M. Serge Dal Busco, conseiller d'Etat. Mesdames et Messieurs les députés, cela a été dit et redit, la loi sur la surveillance permet à la Cour des comptes d'accéder aux données fiscales. Je crois que c'est Mme Forster Carbonnier qui a dit dans cette enceinte qu'elle allait être attentive à la manière dont cet accès pourrait se dérouler. Je voudrais juste vous indiquer que la Cour des comptes a procédé très récemment à un audit complet de l'administration fiscale cantonale, extrêmement intéressant - il figure sur le site de la Cour des comptes; et à cette fin, j'ai fait prêter le serment fiscal aux collaborateurs de la Cour des comptes, qui ont pu accéder sans aucun problème à toutes les données qu'ils souhaitaient voir. C'est bien démonstration, Mesdames et Messieurs, que la disposition légale qui figure dans la loi sur la surveillance est parfaitement adéquate, et c'est la raison pour laquelle le Conseil d'Etat vous invite à refuser ce projet de loi. Je vous remercie.

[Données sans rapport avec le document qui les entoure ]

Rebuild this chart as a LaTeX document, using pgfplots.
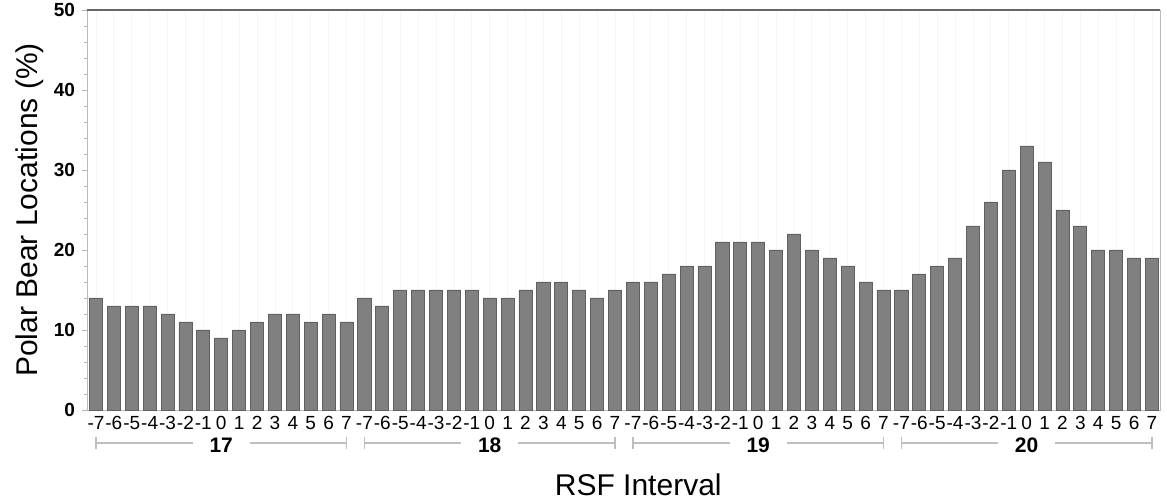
\documentclass[border=0pt]{standalone}
\usepackage{fontspec}
\setmainfont{Liberation Sans}
\usepackage{pgfplots}
\pgfplotsset{compat=1.18}
\usepackage{pgfplotstable}

% one row per bar: index, percent of locations (years 17--20, intervals -7..7)
\pgfplotstableread{
i  v
0  14
1  13
2  13
3  13
4  12
5  11
6  10
7  9
8  10
9  11
10 12
11 12
12 11
13 12
14 11
15 14
16 13
17 15
18 15
19 15
20 15
21 15
22 14
23 14
24 15
25 16
26 16
27 15
28 14
29 15
30 16
31 16
32 17
33 18
34 18
35 21
36 21
37 21
38 20
39 22
40 20
41 19
42 18
43 16
44 15
45 15
46 17
47 18
48 19
49 23
50 26
51 30
52 33
53 31
54 25
55 23
56 20
57 20
58 19
59 19
}\bears

\definecolor{barfill}{HTML}{808080}
\definecolor{baredge}{HTML}{606060}

\begin{document}
\begin{tikzpicture}
\begin{axis}[
  scale only axis,
  width=536.5pt, height=200pt,
  xmin=-0.5, xmax=59.45,
  ymin=0, ymax=50,
  clip=false,
  axis line style={draw=gray!55},
  xtick=data,
  xticklabels={-7,-6,-5,-4,-3,-2,-1,0,1,2,3,4,5,6,7,
               -7,-6,-5,-4,-3,-2,-1,0,1,2,3,4,5,6,7,
               -7,-6,-5,-4,-3,-2,-1,0,1,2,3,4,5,6,7,
               -7,-6,-5,-4,-3,-2,-1,0,1,2,3,4,5,6,7},
  x tick label style={font=\fontsize{9.5}{10}\selectfont, yshift=3pt},
  xmajorgrids,
  x grid style={gray!7},
  x tick style={draw=none},
  ytick={0,10,20,30,40,50},
  minor y tick num=4,
  y tick style={gray!60},
  tick align=outside,
  major tick length=2.5pt,
  minor tick length=1.5pt,
  ytick pos=left,
  /pgf/number format/assume math mode=true,
  y tick label style={font=\fontsize{9.5}{11}\selectfont\bfseries},
]
\addplot[ybar, bar width=0.73, fill=barfill, draw=baredge, line width=0.4pt]
  table[x=i, y=v] {\bears};

\draw[gray!80!black, line width=0.8pt] (rel axis cs:0,1) -- (rel axis cs:1,1);
\coordinate (bl) at (rel axis cs:0,0);
\coordinate (tr) at (rel axis cs:1,1);

% year groups under the interval labels
\draw[gray!50, line width=0.6pt]
  ([yshift=-16.5pt]axis cs:0,0) -- ([yshift=-16.5pt]axis cs:5.4,0)
  ([yshift=-16.5pt]axis cs:8.6,0) -- ([yshift=-16.5pt]axis cs:14,0)
  ([yshift=-13.5pt]axis cs:0,0) -- ([yshift=-19.5pt]axis cs:0,0)
  ([yshift=-13.5pt]axis cs:14,0) -- ([yshift=-19.5pt]axis cs:14,0);
\draw[gray!50, line width=0.6pt]
  ([yshift=-16.5pt]axis cs:15,0) -- ([yshift=-16.5pt]axis cs:20.4,0)
  ([yshift=-16.5pt]axis cs:23.6,0) -- ([yshift=-16.5pt]axis cs:29,0)
  ([yshift=-13.5pt]axis cs:15,0) -- ([yshift=-19.5pt]axis cs:15,0)
  ([yshift=-13.5pt]axis cs:29,0) -- ([yshift=-19.5pt]axis cs:29,0);
\draw[gray!50, line width=0.6pt]
  ([yshift=-16.5pt]axis cs:30,0) -- ([yshift=-16.5pt]axis cs:35.4,0)
  ([yshift=-16.5pt]axis cs:38.6,0) -- ([yshift=-16.5pt]axis cs:44,0)
  ([yshift=-13.5pt]axis cs:30,0) -- ([yshift=-19.5pt]axis cs:30,0)
  ([yshift=-13.5pt]axis cs:44,0) -- ([yshift=-19.5pt]axis cs:44,0);
\draw[gray!50, line width=0.6pt]
  ([yshift=-16.5pt]axis cs:45,0) -- ([yshift=-16.5pt]axis cs:50.4,0)
  ([yshift=-16.5pt]axis cs:53.6,0) -- ([yshift=-16.5pt]axis cs:59,0)
  ([yshift=-13.5pt]axis cs:45,0) -- ([yshift=-19.5pt]axis cs:45,0)
  ([yshift=-13.5pt]axis cs:59,0) -- ([yshift=-19.5pt]axis cs:59,0);
\node[font=\fontsize{10.5}{12}\selectfont\bfseries] at ([yshift=-17.5pt]axis cs:7,0) {17};
\node[font=\fontsize{10.5}{12}\selectfont\bfseries] at ([yshift=-17.5pt]axis cs:22,0) {18};
\node[font=\fontsize{10.5}{12}\selectfont\bfseries] at ([yshift=-17.5pt]axis cs:37,0) {19};
\node[font=\fontsize{10.5}{12}\selectfont\bfseries] at ([yshift=-17.5pt]axis cs:52,0) {20};

\node[font=\fontsize{15}{17}\selectfont, inner sep=1pt] at ([yshift=-37.5pt]axis cs:30.3,0) {RSF Interval};
\node[rotate=90, font=\fontsize{15}{17}\selectfont] at ([xshift=-28.5pt]rel axis cs:0,0.5) {Polar Bear Locations (\%)};
\end{axis}
\pgfresetboundingbox
\path ([xshift=-43.5pt,yshift=-45.5pt]bl) rectangle ([xshift=3.5pt,yshift=5pt]tr);
\end{tikzpicture}
\end{document}
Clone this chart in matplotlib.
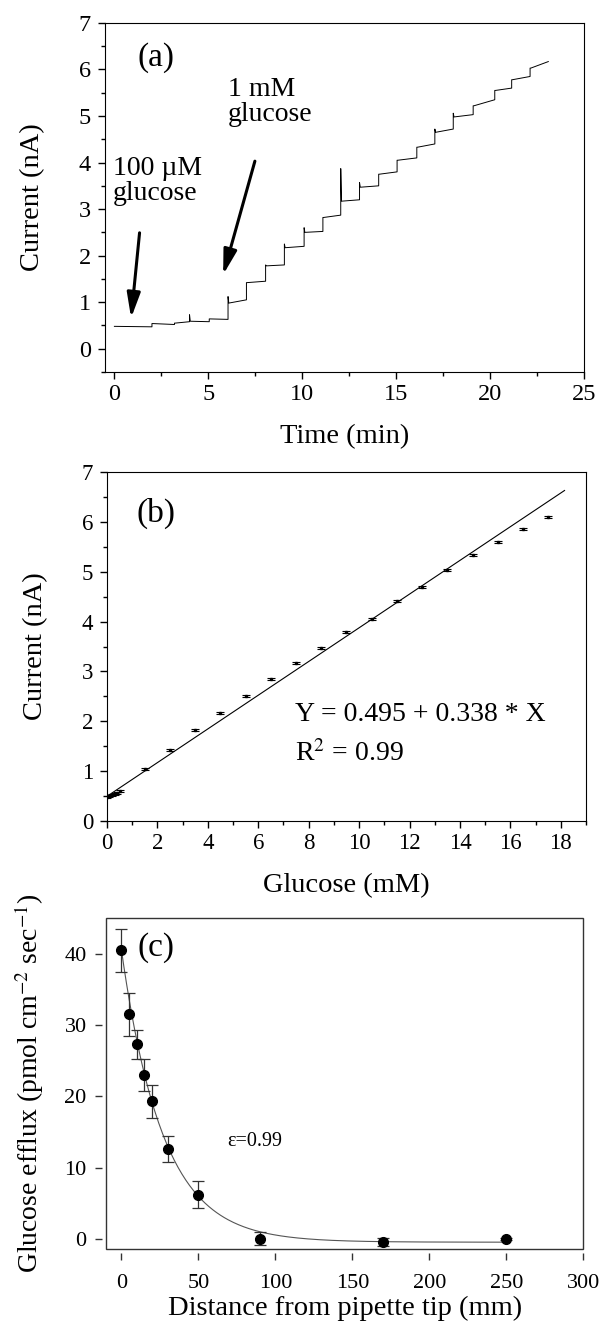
import numpy as np
import matplotlib
matplotlib.use("Agg")
import matplotlib.pyplot as plt
from matplotlib.patches import Rectangle

plt.rcParams['font.family'] = ['Liberation Serif', 'DejaVu Serif']
plt.rcParams['mathtext.fontset'] = 'stix'

# (a) amperometric trace: additions (min), plateau levels (nA)
seg_t = [0, 2.0, 3.2, 4.0, 5.05, 6.05, 7.03, 8.05, 9.05, 10.1, 11.1, 12.05,
         13.05, 14.07, 15.05, 16.1, 17.06, 18.04, 19.1, 20.25, 21.15, 22.13]
t_end = 23.1
lvl_start = [0.48, 0.54, 0.55, 0.59, 0.64, 0.98, 1.42, 1.78, 2.17, 2.50, 2.82,
             3.17, 3.47, 3.75, 4.05, 4.33, 4.65, 4.98, 5.22, 5.55, 5.78, 6.03]
lvl_end = [0.47, 0.52, 0.58, 0.58, 0.63, 1.05, 1.45, 1.80, 2.20, 2.52, 2.87,
           3.20, 3.50, 3.80, 4.10, 4.40, 4.72, 5.03, 5.35, 5.60, 5.85, 6.17]
spike = [0.48, 0.54, 0.55, 0.73, 0.64, 1.12, 1.42, 1.80, 2.25, 2.60, 2.82,
         3.87, 3.57, 3.75, 4.05, 4.33, 4.72, 5.06, 5.22, 5.55, 5.78, 6.03]

# (b) calibration
gluc = [0, 0.1, 0.2, 0.3, 0.4, 0.5, 1.5, 2.5, 3.5, 4.5, 5.5, 6.5, 7.5, 8.5,
        9.5, 10.5, 11.5, 12.5, 13.5, 14.5, 15.5, 16.5, 17.5]
cur = [0.48, 0.50, 0.52, 0.55, 0.57, 0.60, 1.05, 1.43, 1.83, 2.17, 2.51, 2.85,
       3.17, 3.48, 3.80, 4.05, 4.42, 4.69, 5.03, 5.33, 5.59, 5.85, 6.10]
cur_err = 0.02
b0, b1 = 0.495, 0.338

# (c) efflux vs distance
dist = [0, 5, 10, 15, 20, 30, 50, 90, 170, 250]
efflux = [40.5, 31.5, 27.3, 23.0, 19.3, 12.6, 6.2, 0.05, -0.45, 0.0]
efflux_err = [3.0, 3.0, 2.0, 2.2, 2.3, 1.8, 1.9, 0.95, 0.6, 0.2]
fit_a, fit_tau, fit_c = 41.0, 27.0, -0.45

fig = plt.figure(figsize=(6.01, 13.27), dpi=100)

# ---------- (a)
ax = fig.add_axes([0.1747, 0.7197, 0.797, 0.263])
tt, ii = [], []
bounds = seg_t + [t_end]
for k in range(len(seg_t)):
    tt += [bounds[k], bounds[k], bounds[k] + 0.04, bounds[k + 1]]
    ii += [lvl_end[k - 1] if k else lvl_start[0], spike[k], lvl_start[k], lvl_end[k]]
ax.plot(tt, ii, color='black', lw=0.7)
ax.set_xlim(-0.5, 25)
ax.set_ylim(-0.5, 7)
ax.set_xticks(np.arange(0, 26, 5))
ax.set_xticks(np.arange(0, 26, 2.5), minor=True)
ax.set_yticks(np.arange(0, 8, 1))
ax.set_yticks(np.arange(-0.5, 7.1, 0.5), minor=True)
ax.tick_params(labelsize=17.5)
ax.set_xlabel('Time (min)', fontsize=20.5, labelpad=14)
ax.set_ylabel('Current (nA)', fontsize=20.5, labelpad=24)
ax.text(1.25, 6.26, '(a)', fontsize=24, va='center')
ax.text(-0.1, 3.6, '100 \u00b5M\nglucose', fontsize=20, va='center', linespacing=1.0)
ax.text(6.05, 5.3, '1 mM\nglucose', fontsize=20, va='center', linespacing=1.0)
arw = dict(arrowstyle='-|>,head_length=0.75,head_width=0.2', lw=2.2,
           color='black', mutation_scale=20, shrinkA=0, shrinkB=0)
ax.annotate('', xy=(0.89, 0.66), xytext=(1.34, 2.49), arrowprops=arw)
ax.annotate('', xy=(5.79, 1.59), xytext=(7.48, 4.03), arrowprops=arw)

# ---------- (b)
bx = fig.add_axes([0.178, 0.3813, 0.797, 0.263])
bx.errorbar(gluc, cur, yerr=cur_err, fmt='s', ms=2, color='black',
            ecolor='black', elinewidth=0.8, capsize=3, capthick=0.8)
xf = np.array([0, 18.15])
bx.plot(xf, b0 + b1 * xf, color='black', lw=0.8)
bx.set_xlim(0, 19)
bx.set_ylim(0, 7)
bx.set_xticks(np.arange(0, 19, 2))
bx.set_xticks(np.arange(0, 19.1, 1), minor=True)
bx.set_yticks(np.arange(0, 8, 1))
bx.set_yticks(np.arange(0, 7.1, 0.5), minor=True)
bx.tick_params(labelsize=16.5)
bx.set_xlabel('Glucose (mM)', fontsize=20.5, labelpad=14)
bx.set_ylabel('Current (nA)', fontsize=20.5, labelpad=24)
bx.text(1.18, 6.18, '(b)', fontsize=24, va='center')
bx.text(7.47, 2.13, 'Y = 0.495 + 0.338 * X', fontsize=20, va='center')
bx.text(7.47, 1.36, 'R$^{2}$ = 0.99', fontsize=20, va='center')

for a in (ax, bx):
    a.tick_params(which='major', direction='out', length=5, width=1)
    a.tick_params(which='minor', direction='out', length=3, width=1)
    a.tick_params(axis='y', which='major', pad=5)
    a.tick_params(top=False, right=False)

# ---------- (c)
cx = fig.add_axes([0.1764, 0.0588, 0.794, 0.2494])
xs = np.linspace(0, 250, 300)
cx.plot(xs, fit_a * np.exp(-xs / fit_tau) + fit_c, color='#555555', lw=0.8)
cx.errorbar(dist, efflux, yerr=efflux_err, fmt='o', ms=7, color='black',
            ecolor='#333333', elinewidth=0.9, capsize=4, capthick=0.9)
cx.set_xlim(-10, 300)
cx.set_ylim(-1.4, 45)
cx.set_xticks(np.arange(0, 301, 50))
cx.set_yticks(np.arange(0, 41, 10))
for s in ('left', 'bottom'):
    cx.spines[s].set_position(('outward', 3))
    cx.spines[s].set_visible(False)
for s in ('top', 'right'):
    cx.spines[s].set_visible(False)
cx.add_patch(Rectangle((0, 0), 1, 1, transform=cx.transAxes, fill=False,
                       lw=1, edgecolor='#333333', clip_on=False))
cx.tick_params(direction='out', length=5, width=1, labelsize=16, color='#333333')
cx.tick_params(axis='x', pad=10)
cx.tick_params(axis='y', pad=6)
cx.set_xlabel('Distance from pipette tip (mm)', fontsize=20.5, labelpad=2)
cx.set_ylabel('Glucose efflux (pmol cm$^{-2}$ sec$^{-1}$)', fontsize=20, labelpad=13)
cx.text(10.7, 40.8, '(c)', fontsize=24, va='center')
cx.text(69, 13.7, '\u03b5=0.99', fontsize=14.5, va='center')

fig.savefig('out.png', dpi=100)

Le président. Merci, Monsieur le conseiller d'Etat. Mesdames et Messieurs les députés... (Remarque.) Monsieur Pierre Vanek ?

M. Pierre Vanek. Encore une fois, je suis très maladroit, Monsieur le président ! (Exclamations.)

Le président. C'est la deuxième fois !

M. Pierre Vanek. Je m'excuse ! «Mea culpa, mea culpa, mea maxima culpa !»

Le président. Merci, Monsieur le député. La parole n'étant plus demandée, nous pouvons passer au scrutin d'entrée en matière.

Mis aux voix, le projet de loi 10928 est rejeté en premier débat par 55 non contre 28 oui et 1 abstention.